Il lavoro e gli ideali a cui non si rinuncia – 4 maggio 2017 –

La festa del lavoro rappresenta una occasione per rinnovare la straordinaria importanza del tema che costituisce il fondamento della nostra Repubblica, come ci ricorda il primo articolo della Costituzione.

Quest’anno le celebrazioni sono state, diciamo così, contenute in un alveo di ordinaria amministrazione quasi a significare che non vi sono ragioni particolari che possano indurre a supporre che il lavoro non sia tenuto nella considerazione che merita, ovvero il principio distintivo della forma di Stato la cui incidenza è tale da condizionare l’interpretazione delle leggi e della stessa Costituzione. A riprova di ciò si consideri la scelta dei sindacati confederali di svolgere la manifestazione nazionale del Primo maggio in Sicilia, a Portella della Ginestra, in ricordo dell’eccidio mafioso di 70 anni fa di braccianti ai quali nessuna colpa poteva essere imputata se non quella, imperdonabile, secondo i loro carnefici guidati da Salvatore Giuliano, di essere vicini al sindacato.

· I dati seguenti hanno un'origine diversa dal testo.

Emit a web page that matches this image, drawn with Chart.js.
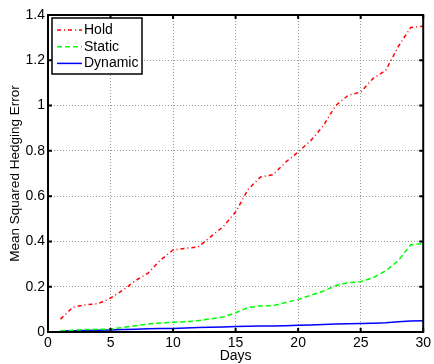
<!DOCTYPE html>
<html>
<head>
<meta charset="utf-8">
<script src="https://cdn.jsdelivr.net/npm/chart.js@4"></script>
<style>
  html, body { margin: 0; padding: 0; background: #fff; }
  #wrap { width: 434px; height: 364px; }
</style>
</head>
<body>
<div id="wrap"><canvas id="hedgeChart" width="434" height="364"></canvas></div>
<script>
// Values (days 1..30)
const days = [1, 2, 3, 4, 5, 6, 7, 8, 9, 10, 11, 12, 13, 14, 15,
              16, 17, 18, 19, 20, 21, 22, 23, 24, 25, 26, 27, 28, 29, 30];
const holdErr = [0.057, 0.11, 0.12, 0.125, 0.15, 0.185, 0.227, 0.26, 0.318, 0.362,
                 0.37, 0.375, 0.42, 0.465, 0.53, 0.63, 0.685, 0.695, 0.75, 0.795,
                 0.845, 0.91, 1.0, 1.045, 1.06, 1.12, 1.155, 1.26, 1.345, 1.35];
const staticErr = [0.005, 0.008, 0.011, 0.012, 0.013, 0.02, 0.028, 0.035, 0.04, 0.043,
                   0.045, 0.05, 0.058, 0.066, 0.085, 0.108, 0.115, 0.116, 0.13, 0.144,
                   0.162, 0.18, 0.205, 0.218, 0.222, 0.24, 0.27, 0.315, 0.385, 0.39];
const dynamicErr = [0.004, 0.006, 0.007, 0.008, 0.009, 0.011, 0.012, 0.014, 0.015, 0.016,
                    0.018, 0.02, 0.021, 0.022, 0.024, 0.025, 0.026, 0.027, 0.028, 0.03,
                    0.031, 0.033, 0.035, 0.036, 0.037, 0.039, 0.041, 0.045, 0.049, 0.05];
const seriesNames = ['Hold', 'Static', 'Dynamic'];

const FONT = '"Liberation Sans", Arial, Helvetica, sans-serif';

function toPoints(ys) {
    return days.map((d, i) => ({ x: d, y: ys[i] }));
}

// MATLAB-like box around the axes with inward ticks on all four sides
const axesFrame = {
    id: 'axesFrame',
    afterDatasetsDraw(chart) {
        const ctx = chart.ctx;
        const a = chart.chartArea;
        const xs = chart.scales.x, ys = chart.scales.y;
        ctx.save();
        ctx.strokeStyle = '#000';
        ctx.lineWidth = 2;
        ctx.setLineDash([]);
        ctx.strokeRect(a.left, a.top, a.right - a.left, a.bottom - a.top);
        ctx.beginPath();
        xs.ticks.forEach(t => {
            const px = xs.getPixelForValue(t.value);
            ctx.moveTo(px, a.bottom); ctx.lineTo(px, a.bottom - 4);
            ctx.moveTo(px, a.top); ctx.lineTo(px, a.top + 4);
        });
        ys.ticks.forEach(t => {
            const py = ys.getPixelForValue(t.value);
            ctx.moveTo(a.left, py); ctx.lineTo(a.left + 4, py);
            ctx.moveTo(a.right, py); ctx.lineTo(a.right - 4, py);
        });
        ctx.stroke();
        ctx.restore();
    }
};

// Boxed legend in the upper-left corner of the plot
const boxLegend = {
    id: 'boxLegend',
    afterDraw(chart) {
        const ctx = chart.ctx;
        const a = chart.chartArea;
        const x0 = a.left + 4, y0 = a.top + 3, w = 90, h = 56;
        ctx.save();
        ctx.fillStyle = '#fff';
        ctx.fillRect(x0, y0, w, h);
        ctx.strokeStyle = '#000';
        ctx.lineWidth = 1.5;
        ctx.strokeRect(x0, y0, w, h);
        chart.data.datasets.forEach((ds, i) => {
            const y = y0 + 12 + i * 16.7;
            ctx.beginPath();
            ctx.setLineDash(ds.borderDash || []);
            ctx.strokeStyle = ds.borderColor;
            ctx.lineWidth = ds.borderWidth;
            ctx.moveTo(x0 + 5, y);
            ctx.lineTo(x0 + 30, y);
            ctx.stroke();
            ctx.setLineDash([]);
            ctx.fillStyle = '#000';
            ctx.font = '14px ' + FONT;
            ctx.textBaseline = 'middle';
            ctx.textAlign = 'left';
            ctx.fillText(ds.label, x0 + 32, y);
        });
        ctx.restore();
    }
};

const ctx = document.getElementById('hedgeChart').getContext('2d');
new Chart(ctx, {
    type: 'line',
    data: {
        datasets: [
            {
                label: seriesNames[0],
                data: toPoints(holdErr),
                borderColor: '#ff0000',
                borderWidth: 1.5,
                borderDash: [4, 3, 1, 3]
            },
            {
                label: seriesNames[1],
                data: toPoints(staticErr),
                borderColor: '#00ff00',
                borderWidth: 1.5,
                borderDash: [5, 3]
            },
            {
                label: seriesNames[2],
                data: toPoints(dynamicErr),
                borderColor: '#0000ff',
                borderWidth: 1.5
            }
        ]
    },
    options: {
        responsive: false,
        animation: false,
        layout: { padding: { top: 15, right: 8, left: 0, bottom: 0 } },
        elements: { point: { radius: 0 }, line: { tension: 0, fill: false } },
        plugins: {
            legend: { display: false },
            tooltip: { enabled: false }
        },
        scales: {
            x: {
                type: 'linear',
                min: 0,
                max: 30,
                afterFit: s => { s.height = 32; },
                ticks: { stepSize: 5, color: '#000', padding: 3, maxRotation: 0,
                         font: { family: FONT, size: 14 } },
                grid: { color: '#999', drawTicks: false, lineWidth: 1 },
                border: { display: false, dash: [1, 2] },
                title: { display: true, text: 'Days', color: '#000',
                         padding: { top: 0, bottom: -1 },
                         font: { family: FONT, size: 14 } }
            },
            y: {
                min: 0,
                max: 1.4,
                afterFit: s => { s.width = 48; },
                ticks: { stepSize: 0.2, color: '#000', padding: 3,
                         callback: v => String(Number(v.toFixed(1))),
                         font: { family: FONT, size: 14 } },
                grid: { color: '#999', drawTicks: false, lineWidth: 1 },
                border: { display: false, dash: [1, 2] },
                title: { display: true, text: 'Mean Squared Hedging Error', color: '#000',
                         padding: { top: 7, bottom: 0 },
                         font: { family: FONT, size: 13.5 } }
            }
        }
    },
    plugins: [axesFrame, boxLegend]
});
</script>
</body>
</html>
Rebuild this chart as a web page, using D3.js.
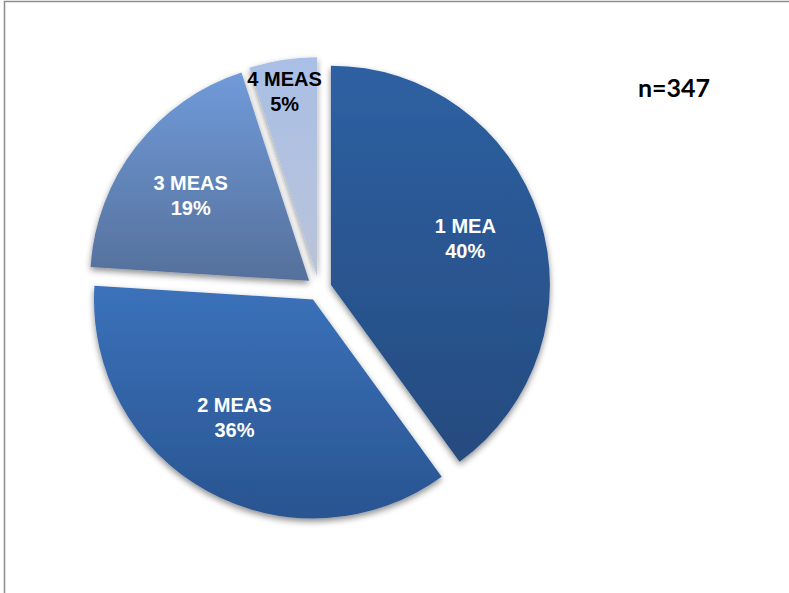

Un episodio crudele del quale, in linea con gli ormai numerosi misteri italiani, ancora oggi non è chiaro chi fossero i mandanti e quale perversa strategia perseguissero.

Tuttavia, nel rispetto del valore simbolico delle manifestazioni celebrative, utili peraltro a consentirci di conoscere meglio il nostro passato per affrontare con maggiore cognizione di causa le sfide future, la situazione attuale del lavoro in Italia è molto critica e sempre più incerta.

Non si tratta soltanto del tasso di disoccupazione che, secondo gli ultimi dati Istat, a marzo scorso è risalito all’11,7%, cioè oltre 3 milioni di persone, tra le quali una percentuale rilevante di ultracinquantenni, bensì della diffusione del preoccupante fenomeno della recessione della tutela dei diritti dei lavoratori.

Una contrazione, quella della tutela dell’occupazione, che al pari di quella che potrebbe riguardare altri rilevanti diritti come, per esempio, quello alla salute, si pone in netto contrasto con i principi costituzionali che proprio nel lavoro individuano l’elemento fondamentale per il superamento delle barriere per il conseguimento dell’uguaglianza.

Eppure nonostante ciò, sono state promulgate disposizioni normative restrittive alle quali inspiegabilmente la Corte Costituzionale, alla cui attenzione sono state rimesse per valutarne la legittimità costituzionale, ha dato avallo seppure con la poco chiara precisazione di preservare il contenuto minimo del diritto immolato. A giustificazione di tali provvedimenti, per lo più si è sostenuta la necessità di garantire le generazioni future. Anche volendo riconoscere un fondamento di lealtà alla tesi, si tratta di un equivoco, poiché verso le generazioni future vi è senza dubbio un obbligo di protezione, ma i vincoli giuridici che devono essere attuati per il conseguimento di tali finalità non possono ricadere, in via esclusiva, su chi oggi risulta essere, titolare di diritti e di doveri. Diversamente si giungerebbe ad una interpretazione distorta della Carta Costituzionale la cui caratteristica, se è possibile riassumerla in poche battute, è spingere agli investimenti sui diritti e non sul loro restringimento. La questione non è eludere la responsabilità verso le generazioni future, alla quale peraltro la nostra Carta Fondamentale ha sempre guardato con attenzione, bensì avere maggiore riguardo ai diritti (oltre ai doveri) della generazione presente. Evitare che la stessa possa rinunciare agli ideali dei loro padri, che non poco hanno lottato per conseguire diritti e garanzie sul lavoro.

É questo un pericolo sempre più evidente come dimostra una ormai diffusa “remissività lavorativa”,  vale a dire la tendenza che induce ad ottenere oppure a conservare il posto di lavoro a qualsiasi costo. Proprio per questa ragione, evidentemente, non ha destato alcuna sorpresa, quando invece avrebbe dovuto provocare una reazione di forte dissenso da parte di tutti e della politica in primo luogo, il sondaggio di qualche mese fa, seppur circoscritto ai soli romani, in base al quale il 65% dei giovani è pronto a rinunciare a contratti regolari e diritti dei lavoratori pur di avere un impiego. É facile comprendere come la crisi economica, più di altri, ha colpito i diritti sociali. Ma la cosa più straordinaria, è che ciò è avvenuto in nome del contenimento della spesa pubblica che pur essendo esso stesso un interesse costituzionalmente previsto, come tutti possono riscontrare, non è mai stato appieno attuato.